— Task goal —
All lines in the records below from the line with "Give me the Plotly source for this chart." through the line with "import plotly.graph_objects as go" are to be given again exactly, both ends included; the pictures are to be left out.

— Supplied material —
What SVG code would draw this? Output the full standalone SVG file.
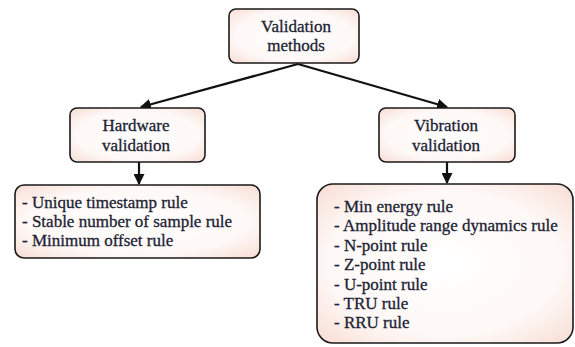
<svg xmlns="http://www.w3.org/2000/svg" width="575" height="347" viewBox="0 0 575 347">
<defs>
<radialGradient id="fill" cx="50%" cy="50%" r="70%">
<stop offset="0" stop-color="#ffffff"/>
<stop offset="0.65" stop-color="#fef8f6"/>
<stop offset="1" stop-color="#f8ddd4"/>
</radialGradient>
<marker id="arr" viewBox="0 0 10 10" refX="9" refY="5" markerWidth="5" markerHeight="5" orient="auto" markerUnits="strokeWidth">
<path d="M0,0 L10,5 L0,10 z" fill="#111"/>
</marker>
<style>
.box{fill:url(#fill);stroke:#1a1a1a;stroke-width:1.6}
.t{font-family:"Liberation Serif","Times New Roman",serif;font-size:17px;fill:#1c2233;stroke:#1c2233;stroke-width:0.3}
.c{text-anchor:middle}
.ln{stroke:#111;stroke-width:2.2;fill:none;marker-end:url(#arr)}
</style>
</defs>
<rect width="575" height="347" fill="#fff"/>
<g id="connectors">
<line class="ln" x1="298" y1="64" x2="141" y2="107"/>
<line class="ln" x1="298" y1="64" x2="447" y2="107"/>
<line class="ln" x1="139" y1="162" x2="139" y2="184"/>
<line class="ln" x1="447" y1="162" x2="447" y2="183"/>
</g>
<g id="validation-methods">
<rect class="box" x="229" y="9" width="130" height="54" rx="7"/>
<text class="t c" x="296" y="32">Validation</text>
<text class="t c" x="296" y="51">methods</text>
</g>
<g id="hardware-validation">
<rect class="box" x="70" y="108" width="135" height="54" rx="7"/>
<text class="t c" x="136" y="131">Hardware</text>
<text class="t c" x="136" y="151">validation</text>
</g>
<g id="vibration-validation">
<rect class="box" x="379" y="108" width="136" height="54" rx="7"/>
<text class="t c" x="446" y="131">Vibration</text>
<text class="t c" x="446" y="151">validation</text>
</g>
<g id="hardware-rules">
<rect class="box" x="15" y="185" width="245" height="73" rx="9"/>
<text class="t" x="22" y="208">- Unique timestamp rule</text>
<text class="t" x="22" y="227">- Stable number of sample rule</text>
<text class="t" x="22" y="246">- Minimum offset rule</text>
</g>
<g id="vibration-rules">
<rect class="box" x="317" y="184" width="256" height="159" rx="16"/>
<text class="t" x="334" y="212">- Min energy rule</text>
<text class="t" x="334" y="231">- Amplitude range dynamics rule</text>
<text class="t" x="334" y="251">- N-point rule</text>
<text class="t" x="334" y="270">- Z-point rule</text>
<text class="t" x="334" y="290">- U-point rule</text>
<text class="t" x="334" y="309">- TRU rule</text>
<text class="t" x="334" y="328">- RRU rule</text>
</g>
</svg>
...
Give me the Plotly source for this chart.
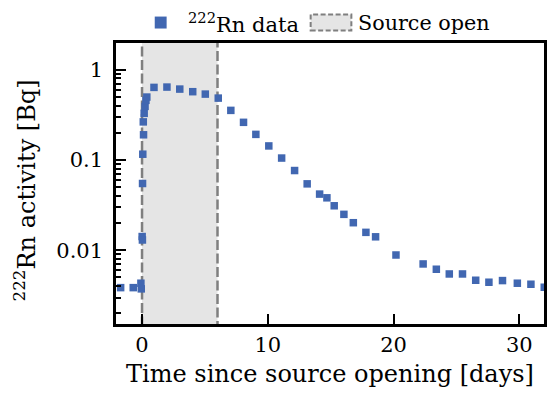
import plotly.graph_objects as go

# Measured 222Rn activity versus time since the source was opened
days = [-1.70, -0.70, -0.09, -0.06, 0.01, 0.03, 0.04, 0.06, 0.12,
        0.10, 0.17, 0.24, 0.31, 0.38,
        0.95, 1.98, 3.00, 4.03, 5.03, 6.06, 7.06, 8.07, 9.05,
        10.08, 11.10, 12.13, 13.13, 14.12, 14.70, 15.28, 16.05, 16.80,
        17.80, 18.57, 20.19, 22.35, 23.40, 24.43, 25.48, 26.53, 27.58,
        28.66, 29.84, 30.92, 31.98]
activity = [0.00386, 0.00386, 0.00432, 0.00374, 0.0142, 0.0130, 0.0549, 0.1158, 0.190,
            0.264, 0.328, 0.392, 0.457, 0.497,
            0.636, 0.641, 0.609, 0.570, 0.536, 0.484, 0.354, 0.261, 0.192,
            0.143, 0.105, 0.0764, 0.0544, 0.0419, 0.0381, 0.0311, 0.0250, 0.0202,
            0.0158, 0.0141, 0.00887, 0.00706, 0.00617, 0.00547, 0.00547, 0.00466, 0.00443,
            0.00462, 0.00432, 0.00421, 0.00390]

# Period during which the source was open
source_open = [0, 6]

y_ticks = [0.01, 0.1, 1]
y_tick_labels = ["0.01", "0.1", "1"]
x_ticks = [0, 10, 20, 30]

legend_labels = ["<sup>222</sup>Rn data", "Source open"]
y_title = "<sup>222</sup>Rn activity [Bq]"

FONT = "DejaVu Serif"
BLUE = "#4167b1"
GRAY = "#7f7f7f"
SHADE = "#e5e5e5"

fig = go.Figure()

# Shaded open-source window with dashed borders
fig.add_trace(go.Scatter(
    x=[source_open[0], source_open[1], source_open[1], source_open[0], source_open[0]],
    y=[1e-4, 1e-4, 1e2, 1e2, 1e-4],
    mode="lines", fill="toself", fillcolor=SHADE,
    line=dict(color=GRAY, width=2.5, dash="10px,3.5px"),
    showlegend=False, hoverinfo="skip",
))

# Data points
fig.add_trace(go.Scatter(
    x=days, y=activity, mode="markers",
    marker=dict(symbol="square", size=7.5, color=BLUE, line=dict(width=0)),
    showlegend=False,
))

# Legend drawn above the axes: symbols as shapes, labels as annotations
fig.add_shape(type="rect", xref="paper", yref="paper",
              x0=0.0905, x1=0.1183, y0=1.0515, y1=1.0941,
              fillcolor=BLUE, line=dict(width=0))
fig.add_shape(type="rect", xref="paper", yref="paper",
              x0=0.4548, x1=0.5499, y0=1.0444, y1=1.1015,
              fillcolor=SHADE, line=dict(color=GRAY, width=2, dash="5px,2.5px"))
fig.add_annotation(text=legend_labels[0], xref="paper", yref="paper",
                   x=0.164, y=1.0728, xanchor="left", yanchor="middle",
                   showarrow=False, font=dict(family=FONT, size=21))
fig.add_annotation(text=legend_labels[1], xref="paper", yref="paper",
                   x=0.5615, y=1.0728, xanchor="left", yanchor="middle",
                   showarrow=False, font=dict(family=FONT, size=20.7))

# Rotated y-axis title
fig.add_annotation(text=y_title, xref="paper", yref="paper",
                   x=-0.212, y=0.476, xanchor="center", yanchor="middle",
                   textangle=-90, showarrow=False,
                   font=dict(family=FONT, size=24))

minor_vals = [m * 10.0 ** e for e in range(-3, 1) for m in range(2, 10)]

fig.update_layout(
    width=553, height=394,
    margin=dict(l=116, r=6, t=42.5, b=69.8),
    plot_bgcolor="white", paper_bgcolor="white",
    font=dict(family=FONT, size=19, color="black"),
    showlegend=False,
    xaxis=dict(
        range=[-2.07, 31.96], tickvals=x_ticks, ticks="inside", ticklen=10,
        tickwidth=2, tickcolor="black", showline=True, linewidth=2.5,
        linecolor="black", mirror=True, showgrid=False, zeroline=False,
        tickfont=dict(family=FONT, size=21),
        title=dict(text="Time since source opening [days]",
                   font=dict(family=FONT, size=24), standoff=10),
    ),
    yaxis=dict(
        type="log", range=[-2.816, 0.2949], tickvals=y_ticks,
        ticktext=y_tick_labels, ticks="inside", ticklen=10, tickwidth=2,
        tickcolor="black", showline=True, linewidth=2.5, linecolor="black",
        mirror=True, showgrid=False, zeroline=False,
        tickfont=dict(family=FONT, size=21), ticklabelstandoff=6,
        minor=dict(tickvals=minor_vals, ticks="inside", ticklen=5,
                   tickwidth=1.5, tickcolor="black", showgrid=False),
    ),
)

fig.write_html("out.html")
--
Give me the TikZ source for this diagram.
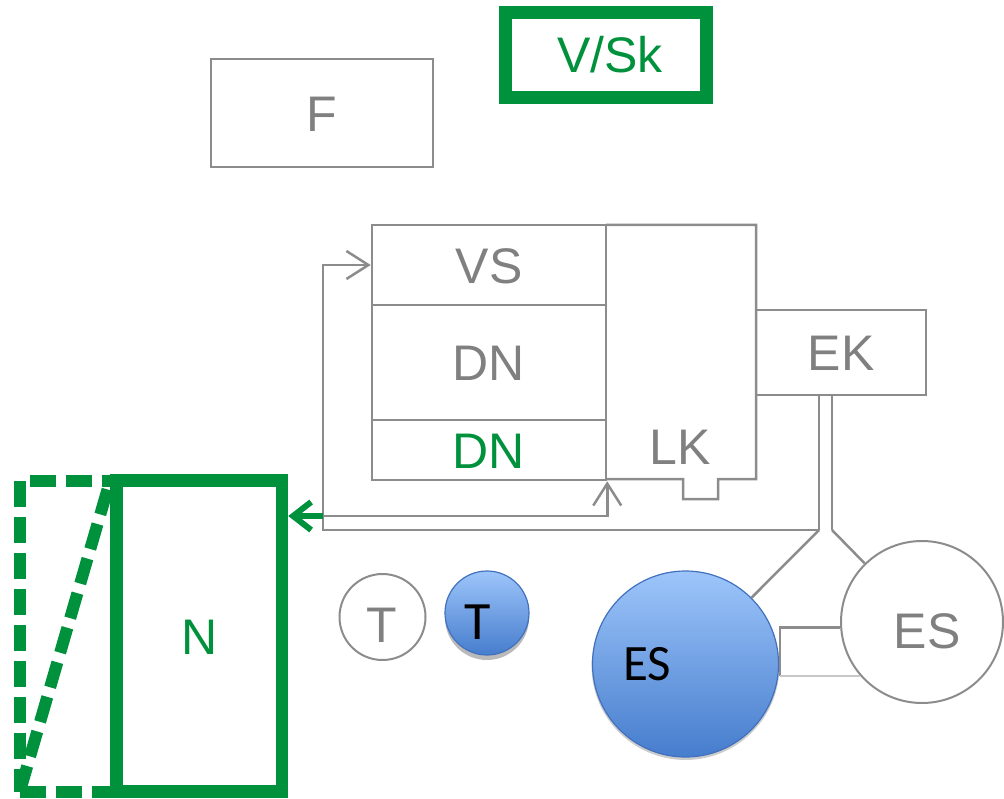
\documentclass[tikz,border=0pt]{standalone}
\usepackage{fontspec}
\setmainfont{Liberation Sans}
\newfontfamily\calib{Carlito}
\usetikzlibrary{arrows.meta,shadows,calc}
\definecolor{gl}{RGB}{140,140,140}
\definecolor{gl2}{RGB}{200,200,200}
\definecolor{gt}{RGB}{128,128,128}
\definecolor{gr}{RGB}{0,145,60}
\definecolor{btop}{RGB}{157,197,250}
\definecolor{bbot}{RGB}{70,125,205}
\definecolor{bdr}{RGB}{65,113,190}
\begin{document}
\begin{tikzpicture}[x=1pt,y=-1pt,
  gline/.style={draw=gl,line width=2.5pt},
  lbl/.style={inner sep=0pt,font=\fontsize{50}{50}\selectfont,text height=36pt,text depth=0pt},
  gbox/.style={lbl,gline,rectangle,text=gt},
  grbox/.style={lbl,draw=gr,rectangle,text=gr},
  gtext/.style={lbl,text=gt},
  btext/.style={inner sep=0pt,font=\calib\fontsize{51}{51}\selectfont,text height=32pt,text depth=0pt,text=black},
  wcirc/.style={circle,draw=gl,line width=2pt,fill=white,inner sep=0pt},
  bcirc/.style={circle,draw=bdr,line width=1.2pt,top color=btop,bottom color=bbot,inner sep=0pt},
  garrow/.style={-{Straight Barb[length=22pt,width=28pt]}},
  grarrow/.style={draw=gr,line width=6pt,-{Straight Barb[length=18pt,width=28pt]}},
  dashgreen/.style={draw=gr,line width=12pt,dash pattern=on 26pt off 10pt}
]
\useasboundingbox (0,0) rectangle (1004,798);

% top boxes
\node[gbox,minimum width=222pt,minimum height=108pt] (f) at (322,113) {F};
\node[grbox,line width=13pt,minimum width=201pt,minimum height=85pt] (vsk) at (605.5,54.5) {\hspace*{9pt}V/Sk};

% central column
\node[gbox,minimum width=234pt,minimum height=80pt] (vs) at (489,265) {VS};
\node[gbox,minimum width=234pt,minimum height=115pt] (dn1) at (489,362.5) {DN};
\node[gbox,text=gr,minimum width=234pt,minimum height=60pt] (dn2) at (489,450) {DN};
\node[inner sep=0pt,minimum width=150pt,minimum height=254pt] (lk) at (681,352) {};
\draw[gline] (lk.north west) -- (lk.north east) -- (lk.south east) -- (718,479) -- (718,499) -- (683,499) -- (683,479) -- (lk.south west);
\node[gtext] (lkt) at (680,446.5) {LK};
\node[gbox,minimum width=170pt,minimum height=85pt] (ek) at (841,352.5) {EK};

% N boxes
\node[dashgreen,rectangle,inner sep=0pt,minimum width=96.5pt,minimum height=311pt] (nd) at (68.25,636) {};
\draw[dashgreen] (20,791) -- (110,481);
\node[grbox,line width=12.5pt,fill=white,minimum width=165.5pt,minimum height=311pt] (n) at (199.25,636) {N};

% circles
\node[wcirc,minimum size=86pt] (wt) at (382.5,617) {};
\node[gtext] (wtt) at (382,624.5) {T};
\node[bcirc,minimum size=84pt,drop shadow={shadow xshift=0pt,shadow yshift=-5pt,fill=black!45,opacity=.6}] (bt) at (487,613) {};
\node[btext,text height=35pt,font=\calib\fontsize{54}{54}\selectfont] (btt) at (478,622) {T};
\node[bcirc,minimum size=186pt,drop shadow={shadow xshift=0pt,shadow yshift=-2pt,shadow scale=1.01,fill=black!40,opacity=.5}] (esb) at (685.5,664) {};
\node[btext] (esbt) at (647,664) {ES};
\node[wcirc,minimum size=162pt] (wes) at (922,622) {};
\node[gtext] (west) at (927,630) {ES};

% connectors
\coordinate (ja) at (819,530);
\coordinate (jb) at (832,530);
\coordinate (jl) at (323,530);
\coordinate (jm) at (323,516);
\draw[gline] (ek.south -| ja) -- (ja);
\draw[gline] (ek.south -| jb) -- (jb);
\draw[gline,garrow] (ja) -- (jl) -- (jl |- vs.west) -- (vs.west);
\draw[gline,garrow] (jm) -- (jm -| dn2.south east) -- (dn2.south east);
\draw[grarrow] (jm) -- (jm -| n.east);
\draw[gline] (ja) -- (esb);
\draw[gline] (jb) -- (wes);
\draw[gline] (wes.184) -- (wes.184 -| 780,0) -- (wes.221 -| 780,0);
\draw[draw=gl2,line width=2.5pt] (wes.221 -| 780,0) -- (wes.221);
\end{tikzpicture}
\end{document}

— Result of this exercise —
Give me the Plotly source for this chart.
import plotly.graph_objects as go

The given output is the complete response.